Quando Liédson passou a Kelvin e este chutou cruzado, a TV mostrou a mais dramática, bela e importante imagem do jogo. O técnico Jorge Jesus desabou de joelhos, fazendo cara de enorme dor. Não encontrei nenhuma foto da cena de Jesus ajoelhado à beira do gramado de cabeça baixa e com cara de dor, mas digo que a profunda dor moral foi causada por ele mesmo. Ao final do jogo, JJ declarou: “Esta derrota penaliza fortemente e vai deixar marcas”. É mesmo?
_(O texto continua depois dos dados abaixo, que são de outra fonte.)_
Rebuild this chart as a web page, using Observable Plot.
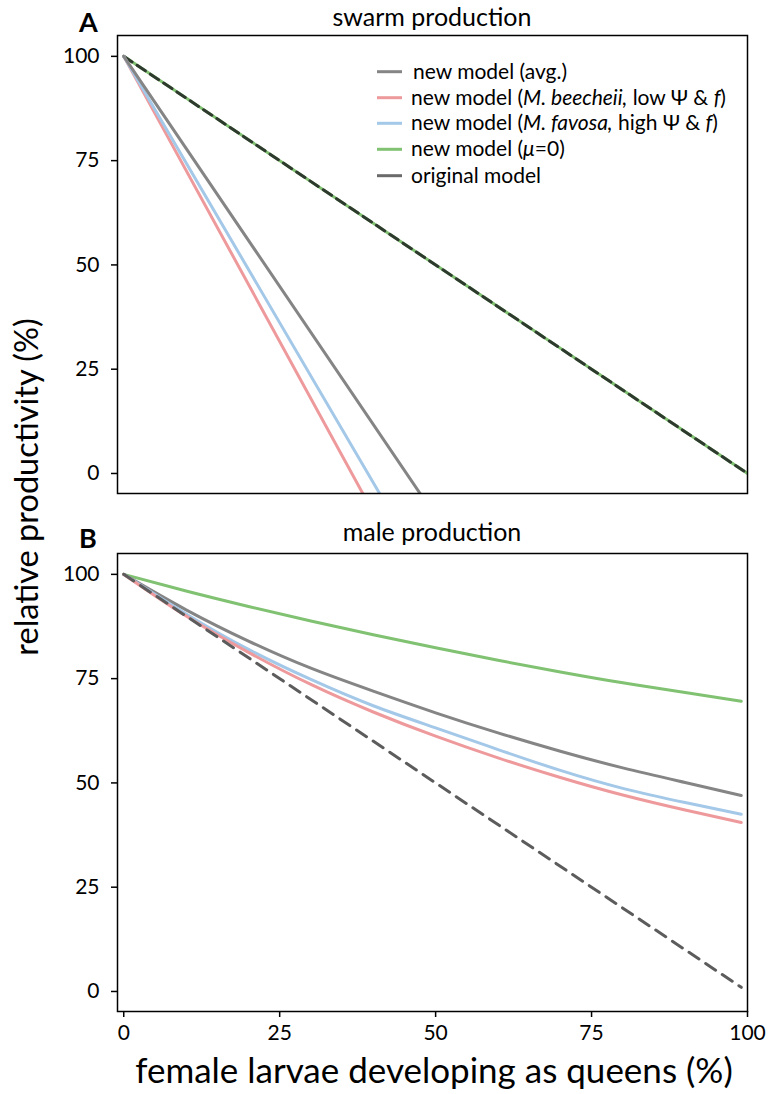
<!DOCTYPE html>
<html>
<head>
<meta charset="utf-8">
<script src="https://cdn.jsdelivr.net/npm/d3@7"></script>
<script src="https://cdn.jsdelivr.net/npm/@observablehq/plot@0.6"></script>
<style>
  html, body { margin: 0; padding: 0; background: #fff; }
  #wrap { position: relative; width: 768px; height: 1094px; font-family: Lato, "Open Sans", sans-serif; }
  #a, #b, #overlay { position: absolute; left: 0; }
  #a { top: 0; }
  #b { top: 500px; }
  #overlay { top: 0; pointer-events: none; }
</style>
</head>
<body>
<div id="wrap">
  <div id="a"></div>
  <div id="b"></div>
  <svg id="overlay" width="768" height="1094"></svg>
</div>
<script>
// ---- data ----
const yTicks = [0, 25, 50, 75, 100];
const xTicks = [0, 25, 50, 75, 100];

// Panel A: swarm production (straight lines; end points read where they leave the frame)
const swarmAvg      = [[0, 100], [47.6, -5]];
const swarmBeecheii = [[0, 100], [38.4, -5]];
const swarmFavosa   = [[0, 100], [41.1, -5]];
const swarmMu0      = [[0, 100], [100, 0]];
const swarmOriginal = [[0, 100], [100, 0]];

// Panel B: male production
const maleX        = [0, 10, 20, 30, 40, 50, 60, 70, 80, 90, 99];
const maleAvg      = [100, 91.5, 84.0, 77.5, 72.0, 66.8, 62.0, 57.6, 53.6, 50.1, 47.0];
const maleFavosa   = [100, 90.5, 82.0, 74.8, 68.5, 63.2, 58.0, 53.0, 48.7, 45.3, 42.5];
const maleBeecheii = [100, 90.0, 81.3, 73.6, 67.0, 61.2, 56.0, 51.3, 47.1, 43.5, 40.5];
const maleMu0      = [100, 96.0, 92.3, 88.8, 85.5, 82.4, 79.4, 76.6, 74.0, 71.7, 69.6];
const maleOriginalX = [0, 99];
const maleOriginal  = [100, 1];

const colors = { avg: "#858585", beecheii: "#ee9a9c", favosa: "#a4c8e8", mu0: "#80c272", original: "#6a6a6a" };

const legendItems = [
  { color: colors.avg, parts: [["new model (avg.)", false]] },
  { color: colors.beecheii, parts: [["new model (", false], ["M. beecheii,", true], [" low Ψ & ", false], ["f", true], [")", false]] },
  { color: colors.favosa, parts: [["new model (", false], ["M. favosa,", true], [" high Ψ & ", false], ["f", true], [")", false]] },
  { color: colors.mu0, parts: [["new model (", false], ["μ", true], ["=0)", false]] },
  { color: colors.original, parts: [["original model", false]] }
];

const toPts = (xs, ys) => xs.map((x, i) => ({ x, y: ys[i] }));
const pairPts = arr => arr.map(([x, y]) => ({ x, y }));

const common = {
  width: 768,
  marginLeft: 117,
  marginRight: 21,
  style: { fontFamily: "Lato, 'Open Sans', sans-serif", fontSize: "21px", color: "black", background: "transparent" }
};

const yAxis = () => Plot.axisY({ ticks: yTicks, tickSize: 6, tickPadding: 12, strokeWidth: 1.5, label: null, fontSize: 21 });
const frame = () => Plot.frame({ stroke: "black", strokeWidth: 1.5 });

const plotA = Plot.plot({
  ...common,
  height: 500,
  marginTop: 35,
  marginBottom: 7,
  x: { domain: [-1, 100], axis: null },
  y: { domain: [-4.8, 105] },
  marks: [
    Plot.line(pairPts(swarmMu0), { x: "x", y: "y", stroke: colors.mu0, strokeWidth: 3, clip: true }),
    Plot.line(pairPts(swarmOriginal), { x: "x", y: "y", stroke: "#2e3a2e", strokeWidth: 3, strokeDasharray: "10,6", clip: true }),
    Plot.line(pairPts(swarmBeecheii), { x: "x", y: "y", stroke: colors.beecheii, strokeWidth: 3, clip: true }),
    Plot.line(pairPts(swarmFavosa), { x: "x", y: "y", stroke: colors.favosa, strokeWidth: 3, clip: true }),
    Plot.line(pairPts(swarmAvg), { x: "x", y: "y", stroke: colors.avg, strokeWidth: 3, clip: true }),
    yAxis(),
    frame()
  ]
});
document.getElementById("a").appendChild(plotA);

const plotB = Plot.plot({
  ...common,
  height: 594,
  marginTop: 53,
  marginBottom: 83,
  x: { domain: [-1, 100] },
  y: { domain: [-4.8, 105] },
  marks: [
    Plot.line(toPts(maleX, maleMu0), { x: "x", y: "y", stroke: colors.mu0, strokeWidth: 3, curve: "natural" }),
    Plot.line(toPts(maleX, maleAvg), { x: "x", y: "y", stroke: colors.avg, strokeWidth: 3, curve: "natural" }),
    Plot.line(toPts(maleX, maleFavosa), { x: "x", y: "y", stroke: colors.favosa, strokeWidth: 3, curve: "natural" }),
    Plot.line(toPts(maleX, maleBeecheii), { x: "x", y: "y", stroke: colors.beecheii, strokeWidth: 3, curve: "natural" }),
    Plot.line(toPts(maleOriginalX, maleOriginal), { x: "x", y: "y", stroke: "#5c5c5c", strokeWidth: 3, strokeDasharray: "12,8" }),
    yAxis(),
    Plot.axisX({ ticks: xTicks, tickSize: 6, tickPadding: 8, strokeWidth: 1.5, label: null, fontSize: 21 }),
    frame()
  ]
});
document.getElementById("b").appendChild(plotB);

// ---- overlay text ----
const ov = d3.select("#overlay");
const font = "Lato, 'Open Sans', sans-serif";
function txt(x, y, s, opts = {}) {
  return ov.append("text").attr("x", x).attr("y", y).text(s)
    .attr("font-family", font).attr("font-size", opts.size || 18)
    .attr("font-weight", opts.weight || "normal")
    .attr("text-anchor", opts.anchor || "start").attr("fill", "black");
}
txt(79, 32, "A", { size: 27, weight: "bold" });
txt(79, 548, "B", { size: 27, weight: "bold" });
txt(432, 26, "swarm production", { size: 25, anchor: "middle" });
txt(432, 541, "male production", { size: 25, anchor: "middle" });
txt(434, 1083, "female larvae developing as queens (%)", { size: 35, anchor: "middle" });
ov.append("text").attr("transform", "translate(38,487) rotate(-90)").attr("text-anchor", "middle")
  .attr("font-family", font).attr("font-size", 32.5).attr("fill", "black").text("relative productivity (%)");

// legend
const rowY = [71.7, 97.7, 123.3, 149.3, 175.7];
legendItems.forEach((item, i) => {
  const y = rowY[i];
  ov.append("line").attr("x1", 377).attr("x2", 402).attr("y1", y).attr("y2", y)
    .attr("stroke", item.color).attr("stroke-width", 3);
  const t = ov.append("text").attr("x", i === 0 ? 413 : 411).attr("y", y + 7)
    .attr("font-family", font).attr("font-size", 21).attr("fill", "black");
  item.parts.forEach(([s, it]) => t.append("tspan").attr("font-style", it ? "italic" : "normal").text(s));
});
</script>
</body>
</html>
Dizia Drummond — e eu concordo — que amar se aprende amando. Pois eu digo que vencer se aprende vencendo. E está difícil para o Benfica aprender.

À esquerda está Roderik Miranda; à direita, um Jorge Jesus abismado. Adeus, Benfica.
À esquerda está Roderick Miranda; à direita, um Jorge Jesus abismado. Provavelmente, o Benfica deu adeus ao Campeonato de 2012/2013.